First, your core business value lives in your applications, so start by monitoring the things that would take down your applications: excessive memory usage, excessive CPU usage, non-200 response rates, slow database response times, application-level error rates. The “Monitoring” chapter of the “The SRE Handbook” does a good job of explaining what to track and why.

Second, I would deliver a short speech about how it’s no good to monitor anything, if developers don’t immediately know what to do in the event that a line on a dashboard crosses into the scary red part of the graph. All alerts, in or out of work hours, need to be actionable, and that action needs to be immediately obvious, ideally as part of the alert notification’s message body. This will usually require a bit of training, which, you don’t need to necessarily volunteer yourself to conduct, during the interview. Entire consultancies exist to do this sort of training.
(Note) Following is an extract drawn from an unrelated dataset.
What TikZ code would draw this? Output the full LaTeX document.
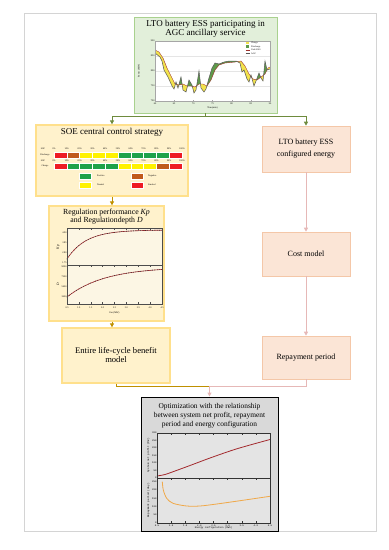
\documentclass[tikz,border=0pt]{standalone}
\usepackage{fontspec}
\setmainfont{Liberation Serif}
\setmonofont{Liberation Mono}
\usetikzlibrary{arrows.meta}
\definecolor{framegray}{HTML}{D4D4D4}
\definecolor{greenfill}{HTML}{E2EFDA}
\definecolor{greendraw}{HTML}{A9D18E}
\definecolor{greenarrow}{HTML}{6E8B3D}
\definecolor{goldfill}{HTML}{FFF2CC}
\definecolor{golddraw}{HTML}{FFE08C}
\definecolor{goldarrow}{HTML}{BF9000}
\definecolor{pinkfill}{HTML}{FBE5D6}
\definecolor{pinkdraw}{HTML}{F4C7A8}
\definecolor{pinkarrow}{HTML}{E6B8B7}
\definecolor{optfill}{HTML}{D9D9D9}
\definecolor{plotgray}{HTML}{E4E4E4}
\definecolor{plotcream}{HTML}{FCF6E4}
\definecolor{socred}{HTML}{EE1C25}
\definecolor{socbrown}{HTML}{C05A1C}
\definecolor{socyellow}{HTML}{FFF200}
\definecolor{socgreen}{HTML}{1FA24A}
\definecolor{chargefill}{HTML}{F2E34C}
\definecolor{dischargefill}{HTML}{5E9A4A}
\definecolor{unitred}{HTML}{A0302C}
\definecolor{curvered}{HTML}{A32A2E}
\definecolor{curveorange}{HTML}{F0A848}

\begin{document}
\begin{tikzpicture}[x=1pt,y=-1pt,
greenbox/.style={draw=greendraw,fill=greenfill,line width=0.8pt,inner sep=0pt},
goldbox/.style={draw=golddraw,fill=goldfill,line width=1.3pt,inner sep=0pt,align=center},
pinkbox/.style={draw=pinkdraw,fill=pinkfill,line width=0.6pt,inner sep=0pt,align=center,minimum width=88pt,font=\fontsize{8}{12}\selectfont},
optbox/.style={draw=black,fill=optfill,line width=0.9pt,inner sep=0pt},
titletext/.style={align=center,inner sep=0pt},
ticklabel/.style={inner sep=0.3pt,font=\fontsize{2.4}{2.6}\selectfont},
socfont/.style={inner sep=0pt,font=\fontsize{2.3}{2.5}\selectfont},
greenline/.style={draw=greenarrow,line width=0.9pt},
goldline/.style={draw=goldarrow,line width=0.9pt},
pinkline/.style={draw=pinkarrow,line width=0.9pt},
tip/.style={-{Triangle[length=4pt,width=4pt]}},
agcline/.style={insert path={-- (155,53) -- (160,57) -- (162,61) -- (164,70) -- (168,77) -- (172,86) -- (174,89) -- (176,82) -- (178,88) -- (181,77) -- (183,90) -- (186,92) -- (189,80) -- (192,85) -- (194,93) -- (196,90) -- (199,71) -- (201,88) -- (204,92) -- (206,89) -- (209,78) -- (212,68) -- (215,63) -- (219,64) -- (224,62) -- (229,61) -- (236,61) -- (240,63) -- (242,72) -- (244,70) -- (247,79) -- (249,82) -- (251,75) -- (254,86) -- (256,81) -- (259,73) -- (261,78) -- (263,81) -- (265,61) -- (267,70) -- (270,69)}},
unitline/.style={insert path={-- (155,50) -- (159,52) -- (163,58) -- (167,68) -- (171,76) -- (175,84) -- (179,85) -- (183,84) -- (187,86) -- (191,86) -- (195,87) -- (199,84) -- (203,84) -- (207,86) -- (211,80) -- (215,70) -- (219,65) -- (225,63) -- (235,62) -- (241,61) -- (245,66) -- (249,74) -- (253,79) -- (257,80) -- (261,77) -- (265,74) -- (268,68) -- (270,67)}}]
\useasboundingbox (0,0) rectangle (389,550);
\draw[framegray,line width=1pt] (24,13) rectangle (376,531);

% boxes
\node[greenbox,minimum width=143pt,minimum height=96pt] (ltoagc) at (205.5,65) {};
\node[goldbox,minimum width=152pt,minimum height=71pt] (soe) at (112,160.5) {};
\node[goldbox,minimum width=115pt,minimum height=115pt] (regkp) at (106.5,263.5) {};
\node[goldbox,minimum width=108pt,minimum height=55pt,font=\fontsize{8.6}{9}\selectfont] (lifecycle) at (116,355.5) {Entire life-cycle benefit\\model};
\node[pinkbox,minimum height=46pt] (cfgenergy) at (306,149) {LTO battery ESS\\configured energy};
\node[pinkbox,minimum height=44pt] (costmodel) at (306,254) {Cost model};
\node[pinkbox,minimum height=43pt] (repay) at (306,357.5) {Repayment period};
\node[optbox,minimum width=137pt,minimum height=134pt] (optim) at (209.5,464) {};

% titles
\node[titletext,font=\fontsize{9}{9}\selectfont] (ltoagctitle) at (205.5,29) {LTO battery ESS participating in\\AGC ancillary service};
\node[titletext,font=\fontsize{9}{9}\selectfont] (soetitle) at (112,132) {SOE central control strategy};
\node[titletext,font=\fontsize{7.8}{8}\selectfont] (regkptitle) at (106.5,216.5) {Regulation performance \textit{Kp}\\and Regulationdepth \textit{D}};
\node[titletext,font=\fontsize{7.4}{9}\selectfont] (optimtitle) at (209.5,415.5) {Optimization with the relationship\\between system net profit, repayment\\period and energy configuration};

% connectors
\coordinate (gsplit) at (205.5,116);
\coordinate (merge) at (209.5,386);
\draw[greenline] (ltoagc.south) -- (gsplit);
\draw[greenline,tip] (gsplit) -| (soe.north);
\draw[greenline,tip] (gsplit) -| (cfgenergy.north);
\draw[goldline,tip] (soe.south) -- (soe.south |- regkp.north);
\draw[goldline,tip] (regkp.south -| soe.south) -- (soe.south |- lifecycle.north);
\draw[pinkline,tip] (cfgenergy.south) -- (costmodel.north);
\draw[pinkline,tip] (costmodel.south) -- (repay.north);
\draw[goldline] (lifecycle.south) |- (merge);
\draw[pinkline] (repay.south) |- (merge);
\draw[pinkline,tip] (merge) -- (optim.north);

% AGC chart
\fill[white] (155,41) rectangle (270,101);
\foreach \i in {1,2,3} \draw[gray!20,line width=0.2pt] (155,{41+15*\i}) -- (270,{41+15*\i});
\begin{scope}
\clip (155,101) [agcline] -- (270,101) -- cycle;
\fill[dischargefill] (155,41) [unitline] -- (270,41) -- cycle;
\end{scope}
\begin{scope}
\clip (155,101) [unitline] -- (270,101) -- cycle;
\fill[chargefill] (155,41) [agcline] -- (270,41) -- cycle;
\end{scope}
\draw[unitred,line width=0.4pt] (155,50) [unitline];
\draw[gray!70!black,line width=0.5pt] (155,53) [agcline];
\draw[gray!70,line width=0.4pt] (155,41) rectangle (270,101);
\foreach \v [count=\i from 0] in {900,850,800,750,700} \node[ticklabel,anchor=east] (pw\i) at (155,{41+15*\i}) {\v};
\foreach \v [count=\i from 0] in {60,65,70,75,80,85,90} {
\draw[gray!70,line width=0.3pt] ({155+115*\i/6},101) -- ({155+115*\i/6},99.5);
\node[ticklabel] (tm\i) at ({155+115*\i/6},103.5) {\v};
}
\node[ticklabel,rotate=90] (pwlabel) at (139,71) {Power (MW)};
\node[ticklabel] (tmlabel) at (212.5,108) {Time(min)};
\fill[chargefill] (246,41.8) rectangle (249,44.2);
\node[socfont,anchor=west] (lgcharge) at (251,43) {Charge};
\fill[dischargefill] (246,45.3) rectangle (249,47.7);
\node[socfont,anchor=west] (lgdischarge) at (251,46.5) {Discharge};
\draw[unitred,line width=0.4pt] (245.5,50) -- (249.5,50);
\node[socfont,anchor=west] (lgunit) at (251,50) {Unit+ESS};
\draw[gray!70!black,line width=0.4pt] (245.5,53.5) -- (249.5,53.5);
\node[socfont,anchor=west] (lgagc) at (251,53.5) {AGC};

% SOE bars
\node[socfont] (socone) at (43,149) {SOC};
\node[socfont] (soctwo) at (43,160.5) {SOC};
\node[socfont] (rowdis) at (45,155) {Discharge};
\node[socfont] (rowchg) at (45,166) {Charge};
\foreach \v [count=\i from 0] in {0,10,20,30,40,50,60,70,80,90,100} {
\node[socfont] (sa\i) at ({54+12.8*\i},149) {\v\%};
\node[socfont] (sb\i) at ({54+12.8*\i},160.5) {\v\%};
}
\foreach \c [count=\i from 0] in {socred,socbrown,socyellow,socyellow,socyellow,socgreen,socgreen,socgreen,socgreen,socred}
\filldraw[fill=\c,draw=white,line width=0.5pt] ({54+12.8*\i},152) rectangle ({66.8+12.8*\i},158.5);
\foreach \c [count=\i from 0] in {socred,socgreen,socgreen,socgreen,socgreen,socyellow,socyellow,socyellow,socbrown,socred}
\filldraw[fill=\c,draw=white,line width=0.5pt] ({54+12.8*\i},163) rectangle ({66.8+12.8*\i},169.5);
\filldraw[fill=socgreen,draw=white] (79,173) rectangle (91,179.5);
\node[socfont,anchor=west] (lgpos) at (97,176) {Positive};
\filldraw[fill=socbrown,draw=white] (131,173) rectangle (143,179.5);
\node[socfont,anchor=west] (lgneg) at (148,176) {Negative};
\filldraw[fill=socyellow,draw=white] (79,182) rectangle (91,188.5);
\node[socfont,anchor=west] (lgneu) at (97,185) {Neutral};
\filldraw[fill=socred,draw=white] (131,182) rectangle (143,188.5);
\node[socfont,anchor=west] (lglim) at (148,185) {Limited};

% Kp and D chart
\fill[plotcream] (67,228) rectangle (162,304);
\draw[curvered,line width=0.6pt] plot[domain=0:1,samples=40] ({67+95*\x},{259-29*(1-exp(-5*\x))});
\draw[curvered,line width=0.6pt] plot[domain=0:1,samples=40] ({67+95*\x},{297-30*(1-exp(-2.5*\x))});
\foreach \q in {0,0.025,...,1} {
\fill[black!80] ({67+95*\q},{259-29*(1-exp(-5*\q))}) circle (0.45pt);
\fill[black!80] ({67+95*\q},{297-30*(1-exp(-2.5*\q))}) circle (0.45pt);
}
\draw[black!70,line width=0.4pt] (67,228) rectangle (162,304);
\draw[black!70,line width=0.4pt] (67,265) -- (162,265);
\foreach \i in {0,...,8} {
\draw[black!70,line width=0.3pt] ({67+95*\i/8},228) -- ({67+95*\i/8},230);
\draw[black!70,line width=0.3pt] ({67+95*\i/8},265) -- ({67+95*\i/8},267);
\draw[black!70,line width=0.3pt] ({67+95*\i/8},304) -- ({67+95*\i/8},302);
}
\foreach \v [count=\i from 0] in {4.90,3.85,2.80,1.75} \node[ticklabel,anchor=east] (kpt\i) at (67,{233+10*\i}) {\v};
\foreach \v [count=\i from 0] in {9000,7200,5400,3600} \node[ticklabel,anchor=east] (dt\i) at (67,{267+10*\i}) {\v};
\foreach \v [count=\i from 0] in {0.5,1.0,1.5,2.0,2.5,3.0,3.5,4.0,4.5} \node[ticklabel] (est\i) at ({67+95*\i/8},307.5) {\v};
\node[ticklabel] (eslabel) at (114.5,312.5) {Ess (MW)};
\node[inner sep=0pt,font=\fontsize{3.5}{4}\selectfont\itshape,rotate=90] (kplabel) at (58,247) {Kp};
\node[inner sep=0pt,font=\fontsize{3.5}{4}\selectfont\itshape,rotate=90] (dlabel) at (58,284) {D};

% profit and repayment chart
\fill[plotgray] (157,433) rectangle (270,523);
\draw[curvered,line width=0.8pt] plot[smooth] coordinates {(157,476) (165,474.5) (175,471) (190,465.5) (210,458) (233,450) (250,445) (270,439.5)};
\draw[curveorange,line width=0.8pt] plot[smooth] coordinates {(162.3,481.7) (163.3,490) (166.7,498.3) (173,503.3) (186.7,506) (200,506) (216.7,504) (240,500.7) (270,496.3)};
\draw[black!80,line width=0.4pt] (157,433) rectangle (270,523);
\draw[black!80,line width=0.4pt] (157,478) -- (270,478);
\foreach \i in {0,...,8} {
\draw[black!80,line width=0.3pt] ({157+113*\i/8},433) -- ({157+113*\i/8},435);
\draw[black!80,line width=0.3pt] ({157+113*\i/8},478) -- ({157+113*\i/8},480);
\draw[black!80,line width=0.3pt] ({157+113*\i/8},523) -- ({157+113*\i/8},521);
}
\foreach \v [count=\i from 0] in {0,50,100,150,200,250,300} \node[ticklabel,anchor=east,font=\fontsize{2.4}{2.6}\ttfamily] (npt\i) at (157,{478-7.5*\i}) {\v};
\foreach \v [count=\i from 0] in {0,50,100,150,200,250} \node[ticklabel,anchor=east,font=\fontsize{2.4}{2.6}\ttfamily] (rpt\i) at (157,{523-8.2*\i}) {\v};
\foreach \v [count=\i from 0] in {0.5,1.0,1.5,2.0,2.5,3.0,3.5,4.0,4.5} \node[ticklabel,font=\fontsize{2.4}{2.6}\ttfamily] (ect\i) at ({157+113*\i/8},525.3) {\v};
\node[ticklabel,font=\fontsize{2.4}{2.6}\ttfamily] (eclabel) at (213.5,528.3) {Energy configuration (MWh)};
\node[ticklabel,font=\fontsize{2.6}{2.8}\ttfamily,rotate=90] (nplabel) at (148.5,455.5) {System net profit (M¥)};
\node[ticklabel,font=\fontsize{2.6}{2.8}\ttfamily,rotate=90] (rplabel) at (148.5,500.5) {Repayment period (day)};
\end{tikzpicture}
\end{document}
A parting hot take on SLOs

If you are further asked about things like SLOs and SLAs, a year or two ago, I would have played ball and said something like, “We should strive for as many nines as we can sustainably meet.” But now, my feelings have changed: your uptime requirements should be determined in close collaboration with product managers, designers, and support teams, who likely have a deeper understanding of customers’ needs. Even within one company, SLOs can vary between teams: not all teams work in the critical path. It’s okay to take a step back, and I think it might even be impressive to dodge a question about SLOs a little bit, by acknowledging that uptime requirements are determined by customer satisfaction — not the other way around.

Anyway, I hope this was useful. I mostly wrote this for “me, but in 2018”. I’ve tried to include all the words that I wish I knew back then. Hopefully this helps set you off in the right direction to start Googling and digging into some concepts more deeply. I hope you’ll find, like I did, that systems design, and learning about distributed systems, can be a really fun, challenging pursuit.